Friday, August 4, 2017

Samuel Smiles on the Art of Living


Have you ever read Samuel Smiles? If not, you should. Smiles was a Scottish writer who lived during the Victorian age. He longed for government reform but eventually began to write books for the individual, believing that a nation could rise no higher than the level of its people. I have read his book, Self-Help, several times, as well as one I'm going back to right now called Thrift. All of these are available for free through Google books and sometimes Amazon Kindle.

There are so many gems in Thrift which are worthy of mention, but today I'd like to focus in on a passage from a chapter entitled, "The Art of Living."

"The Art of Living deserves a place among the Fine Arts. Like Literature, it may be ranked within the Humanities. It is the Art of turning the means of living to the best account, of making the best of everything. It is the art of extracting from life its highest enjoyment, and through it, of reaching its highest results.

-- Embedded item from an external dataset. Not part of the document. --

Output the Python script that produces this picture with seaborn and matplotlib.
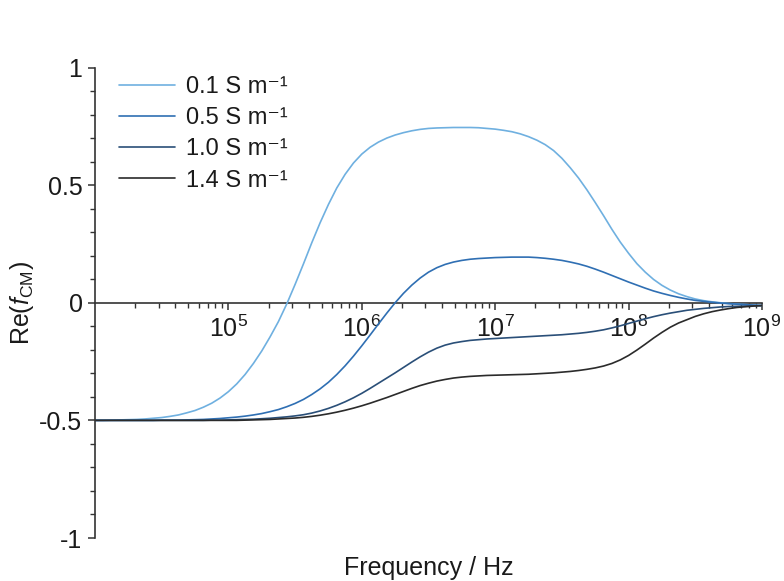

To live happily, the exercise of no small degree of art is required. Like poetry and painting, the art of living comes chiefly by nature; but all can cultivate and develop it. It can be fostered by parents and teachers, and perfected by self-culture. Without intelligence, it cannot exist.

Happiness is not, like a large and beautiful gem, so uncommon and rare, that all search for it is vain, all efforts to obtain it hopeless; but it consists of a series of smaller and commoner gems, grouped and set together, forming a pleasing and graceful whole. Happiness consists in the enjoyment of little pleasures scattered along the common path of life, which, in the eater search for some great and exciting joy, we are apt to overlook. It finds delight in the performance of common duties, faithfully and honourably fulfilled."

I would like to start a series on a few different ways that Smiles continued to define as the Art of Living and apply them to our modern day lives. As someone who is living on a restricted income, I find his ideas surprisingly applicable to our own situation and hope others will too.